* Start RECORDED DATA *

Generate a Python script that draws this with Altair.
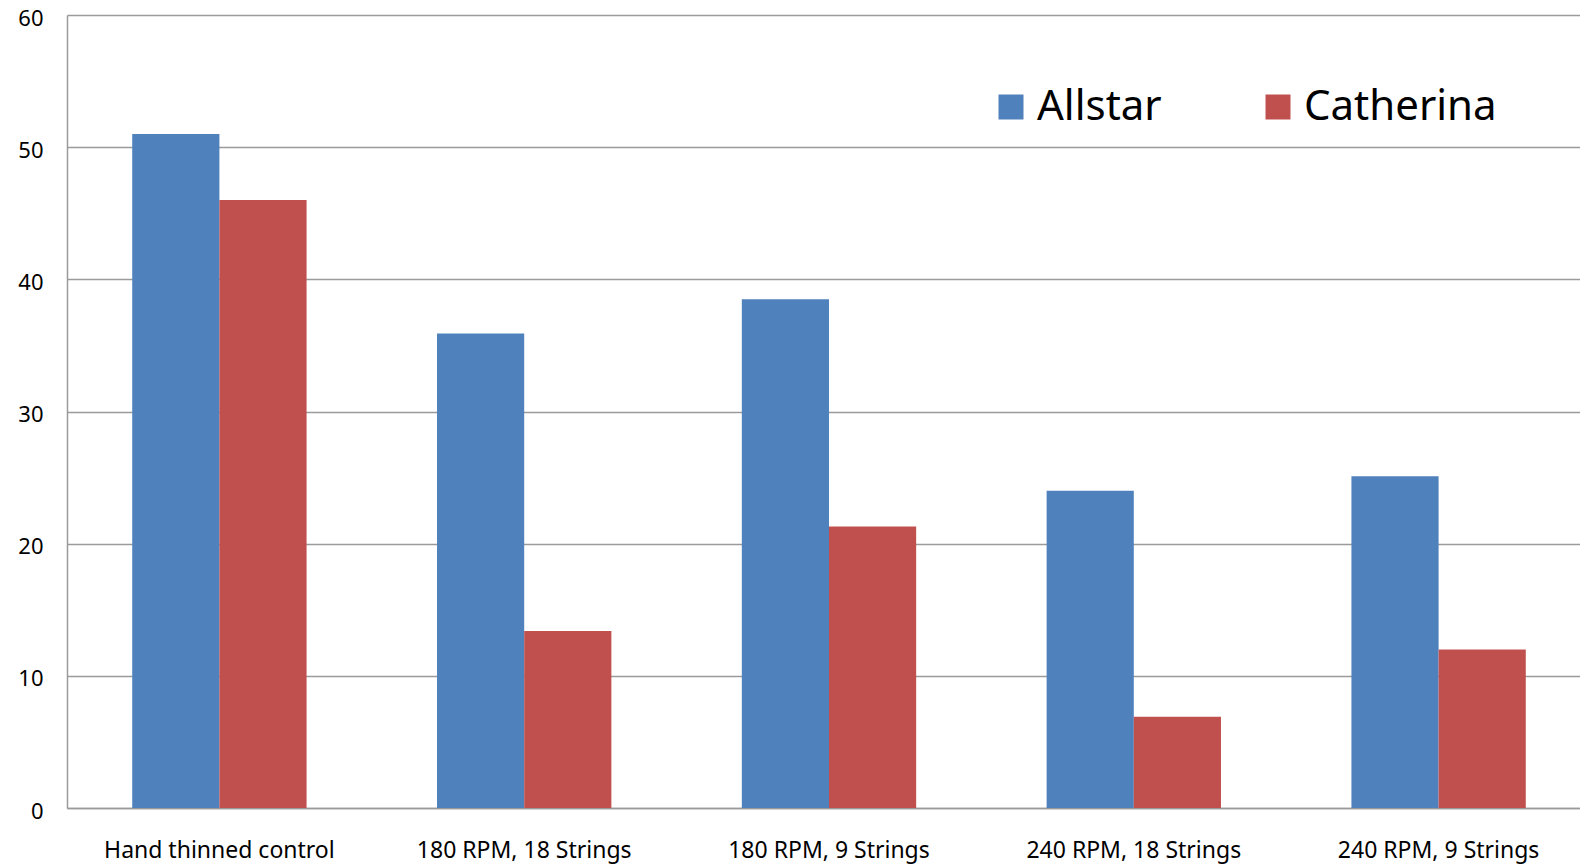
import altair as alt
import pandas as pd

categories = ["Hand thinned control", "180 RPM, 18 Strings", "180 RPM, 9 Strings",
              "240 RPM, 18 Strings", "240 RPM, 9 Strings"]
series = ["Allstar", "Catherina"]
allstar = [51.0, 35.9, 38.5, 24.0, 25.1]
catherina = [46.0, 13.4, 21.3, 6.9, 12.0]
colors = ["#4F81BD", "#C0504D"]
y_ticks = [0, 10, 20, 30, 40, 50, 60]

rows = []
for c, a, b in zip(categories, allstar, catherina):
    rows.append({"category": c, "series": series[0], "value": a})
    rows.append({"category": c, "series": series[1], "value": b})
df = pd.DataFrame(rows)

FONT = "Noto Sans"

chart = alt.Chart(df).mark_bar().encode(
    x=alt.X("category:N", sort=categories,
            scale=alt.Scale(range=[0, 1524], paddingInner=0.428, paddingOuter=0.214),
            axis=alt.Axis(title=None, labelAngle=0, labelFontSize=23, labelFont=FONT,
                          labelColor="#000000", ticks=False, domainColor="#9a9a9a",
                          domainWidth=1.5, labelPadding=31, labelBaseline="top",
                          labelLimit=0)),
    xOffset=alt.XOffset("series:N", sort=series,
                        scale=alt.Scale(paddingInner=0, paddingOuter=0)),
    y=alt.Y("value:Q", scale=alt.Scale(domain=[0, 60], nice=False),
            axis=alt.Axis(title=None, values=y_ticks, labelFontSize=22, labelFont=FONT,
                          labelColor="#000000", ticks=False, domainColor="#9a9a9a",
                          domainWidth=1.5, gridColor="#9a9a9a", gridWidth=1.5,
                          labelPadding=24, labelOffset=3, grid=True)),
    color=alt.Color("series:N", sort=series,
                    scale=alt.Scale(domain=series, range=colors),
                    legend=alt.Legend(title=None, orient="none", legendX=923, legendY=71,
                                      direction="horizontal", symbolType="square",
                                      symbolSize=625, symbolStrokeWidth=0,
                                      symbolOpacity=1, labelFontSize=42, labelFont=FONT,
                                      labelColor="#000000", labelOffset=5, labelLimit=0,
                                      columnPadding=95, padding=0)),
).properties(
    width=1513, height=793,
    autosize=alt.AutoSizeParams(type="none"),
    padding={"left": 67, "top": 15, "right": 0, "bottom": 57},
).configure_view(stroke=None).configure_axis(gridOpacity=1)

chart.save("out.html", embed_options={"renderer": "svg", "actions": False})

* End RECORDED DATA *

• CHALLENGE: Write the listing out a second time exactly, dropping all images.

• RIGHT ANSWER:
Generate a Python script that draws this with Altair.
import altair as alt
import pandas as pd

categories = ["Hand thinned control", "180 RPM, 18 Strings", "180 RPM, 9 Strings",
              "240 RPM, 18 Strings", "240 RPM, 9 Strings"]
series = ["Allstar", "Catherina"]
allstar = [51.0, 35.9, 38.5, 24.0, 25.1]
catherina = [46.0, 13.4, 21.3, 6.9, 12.0]
colors = ["#4F81BD", "#C0504D"]
y_ticks = [0, 10, 20, 30, 40, 50, 60]

rows = []
for c, a, b in zip(categories, allstar, catherina):
    rows.append({"category": c, "series": series[0], "value": a})
    rows.append({"category": c, "series": series[1], "value": b})
df = pd.DataFrame(rows)

FONT = "Noto Sans"

chart = alt.Chart(df).mark_bar().encode(
    x=alt.X("category:N", sort=categories,
            scale=alt.Scale(range=[0, 1524], paddingInner=0.428, paddingOuter=0.214),
            axis=alt.Axis(title=None, labelAngle=0, labelFontSize=23, labelFont=FONT,
                          labelColor="#000000", ticks=False, domainColor="#9a9a9a",
                          domainWidth=1.5, labelPadding=31, labelBaseline="top",
                          labelLimit=0)),
    xOffset=alt.XOffset("series:N", sort=series,
                        scale=alt.Scale(paddingInner=0, paddingOuter=0)),
    y=alt.Y("value:Q", scale=alt.Scale(domain=[0, 60], nice=False),
            axis=alt.Axis(title=None, values=y_ticks, labelFontSize=22, labelFont=FONT,
                          labelColor="#000000", ticks=False, domainColor="#9a9a9a",
                          domainWidth=1.5, gridColor="#9a9a9a", gridWidth=1.5,
                          labelPadding=24, labelOffset=3, grid=True)),
    color=alt.Color("series:N", sort=series,
                    scale=alt.Scale(domain=series, range=colors),
                    legend=alt.Legend(title=None, orient="none", legendX=923, legendY=71,
                                      direction="horizontal", symbolType="square",
                                      symbolSize=625, symbolStrokeWidth=0,
                                      symbolOpacity=1, labelFontSize=42, labelFont=FONT,
                                      labelColor="#000000", labelOffset=5, labelLimit=0,
                                      columnPadding=95, padding=0)),
).properties(
    width=1513, height=793,
    autosize=alt.AutoSizeParams(type="none"),
    padding={"left": 67, "top": 15, "right": 0, "bottom": 57},
).configure_view(stroke=None).configure_axis(gridOpacity=1)

chart.save("out.html", embed_options={"renderer": "svg", "actions": False})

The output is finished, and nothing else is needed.